Monday, July 26, 2021

Maybe Holding It Barely Together Is OK

 It's interesting how there is a message not to panic and break down in grief or terror or rage upon witnessing the galloping collapse of the climate system and its terrestrial effects of floods, heat waves, drought, wildfires and superstorms. This message to "hold it together" comes from deep within ourselves, where the instinct toward survival resides, and from the greater society, which operates on the unthinking imperative to maintain its current trajectory. Personally, I'm going to endeavor not to pressure myself to squelch grief or terror or rage at what is occurring, unless it threatens me with total dysfunction. The stifling of extreme emotion upon witnessing horrors and idiocies is part of what landed us in the soup in the first place.

As the imperial and global capitalist projects ramped up and spread across the world, predicated as they were, upon "ethnic cleansing," genocide, slavery, ecological decimation, the grimmest of extraction enterprises and the severing of the sacred from the natural, settler colonial people so often chose to or felt forced to choke down their revulsion or stupefaction or sadness over what they were witnessing or indeed, what they were engaged in. Western society provides us with a nearly endless variety of ways to cut ourselves of from our felt emotional truths, of ways to numb out: drugs, alcohol, shitty food, fanatical religiosity, tv, internet - not coincidentally, all of these non-coping mechanisms are also highly lucrative businesses. Another not great method is to become overly philosophical and cerebral (as I am hopefully not in danger of doing with this brief essay). And many settler colonial people, when confronted with the frightening reality of their own emotions, go several steps further and embrace the violence of the culture that initially provoked the terror. People become fascists, mercenaries or amoral businessman and politicians.
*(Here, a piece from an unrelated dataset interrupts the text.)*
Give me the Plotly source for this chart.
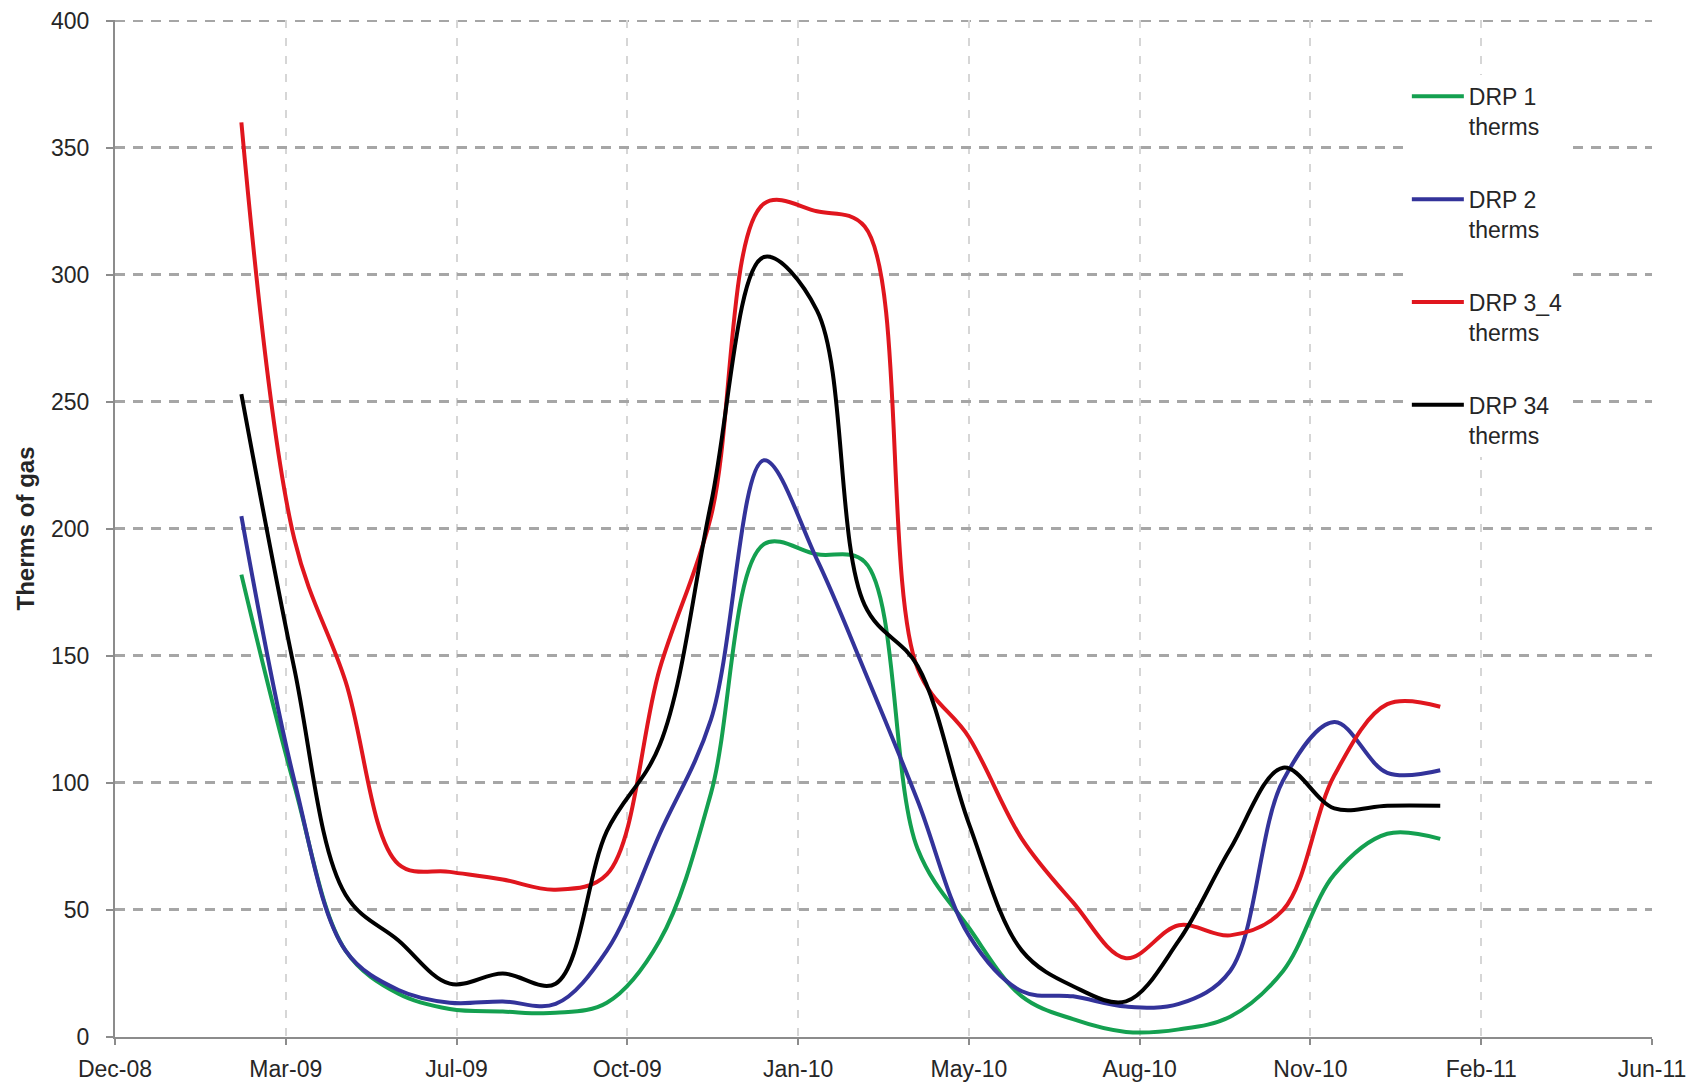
import plotly.graph_objects as go

months = ["2009-03-01", "2009-04-01", "2009-05-01", "2009-06-01", "2009-07-01", "2009-08-01",
          "2009-09-01", "2009-10-01", "2009-11-01", "2009-12-01", "2010-01-01", "2010-02-01",
          "2010-03-01", "2010-04-01", "2010-05-01", "2010-06-01", "2010-07-01", "2010-08-01",
          "2010-09-01", "2010-10-01", "2010-11-01", "2010-12-01", "2011-01-01", "2011-02-01"]

drp1 = [182, 99, 34, 17, 11, 10, 9.5, 13.5, 38, 96, 194, 190,
        187, 74, 43, 16, 7, 2, 3, 8, 26, 64, 80, 78]
drp2 = [205, 101, 34, 18.5, 13.5, 14, 13, 34, 80, 125, 227, 188,
        144, 93, 40, 18, 16, 12, 13, 26, 101, 124, 104, 105]
drp3_4 = [360, 196, 140, 68, 65, 62, 58, 64, 145, 205, 328, 325,
          319, 145, 118, 78, 53, 31, 44, 40, 50, 103, 131, 130]
drp34 = [253, 145, 56, 38, 21, 25, 21, 81, 115, 210, 307, 286,
         170, 146, 84, 34, 20, 14, 38, 74, 106, 90, 91, 91]

series_names = ["DRP 1<br>therms", "DRP 2<br>therms", "DRP 3_4<br>therms", "DRP 34<br>therms"]
series_colors = ["#14a050", "#33339a", "#e0161e", "#000000"]
y_ticks = [0, 50, 100, 150, 200, 250, 300, 350, 400]
y_max = 400

x_tick0 = "2008-12-17"
x_end = "2011-06-05"
day_ms = 86400000

font_family = "Liberation Sans, Arial, sans-serif"
text_color = "#262626"
hgrid_color = "#a6a6a6"

fig = go.Figure()
for i, (name, vals, col) in enumerate(zip(series_names, [drp1, drp2, drp3_4, drp34], series_colors)):
    fig.add_trace(go.Scatter(
        x=months, y=vals, name=name, mode="lines",
        line=dict(color=col, width=4, shape="spline", smoothing=1.0),
        legendgroup=f"g{i}",
    ))

# page body has an 8px margin, so the figure is drawn 8px smaller
fig.update_layout(
    width=1697, height=1080,
    margin=dict(l=107, r=53, t=12, b=51, autoexpand=False),
    paper_bgcolor="white", plot_bgcolor="white",
    font=dict(family=font_family, size=23, color=text_color),
    showlegend=True,
    legend=dict(
        x=0.8405, y=0.946, xanchor="left", yanchor="top",
        bgcolor="white", borderwidth=0,
        font=dict(size=23, color=text_color),
        tracegroupgap=40, valign="top", itemwidth=52,
    ),
    annotations=[dict(
        text="<b>Therms of gas</b>", textangle=-90,
        xref="paper", yref="paper", x=0, y=0.5, xshift=-90,
        xanchor="center", yanchor="middle", showarrow=False,
        font=dict(size=24, color=text_color, family=font_family),
    )],
    shapes=[dict(
        type="line", xref="paper", yref="y", x0=0, x1=1, y0=y_max, y1=y_max,
        line=dict(color=hgrid_color, width=2.5, dash="10px,8px"), layer="below",
    )],
)

fig.update_xaxes(
    type="date", range=[x_tick0, x_end], automargin=False,
    tick0=x_tick0, dtick=100 * day_ms, tickformat="%b-%y",
    showline=True, linecolor="#8c8c8c", linewidth=2,
    ticks="outside", ticklen=6, tickcolor="#8c8c8c", tickwidth=2,
    showgrid=True, gridcolor="#d6d6d6", gridwidth=2, griddash="8px,10px",
    zeroline=False, ticklabelstandoff=4,
)
fig.update_yaxes(
    range=[0, 400.3], tickmode="array", tickvals=y_ticks, automargin=False,
    showline=True, linecolor="#8c8c8c", linewidth=2,
    ticks="outside", ticklen=7, tickcolor="#8c8c8c", tickwidth=2,
    showgrid=True, gridcolor=hgrid_color, gridwidth=2.5, griddash="10px,8px",
    zeroline=False, ticklabelstandoff=12, ticklabeloverflow="allow",
)

fig.write_html("out.html")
And so, at this unprecedented moment in human history, as much as I want to avoid suffering and do not want others to suffer, it is crucial to distinguish between natural emotions and notions of "wellness" based in absurd expectations about what terrestrials like us should feel at the prospect of our own species' extirpation and the unthinkable ecocide manifesting in events of mass death, such as the estimated one billion sea creatures who died in the recent Northwestern heatwave. Rage, terror, disbelief, frustration, ultra-heartbreak, and wailing, howling sadness are fine. If, through a variety of methods, including art/music/community/ritual/talking/isolation or through no special method, we can experience these feelings and not fall into total dysfunction, I say: let it rip.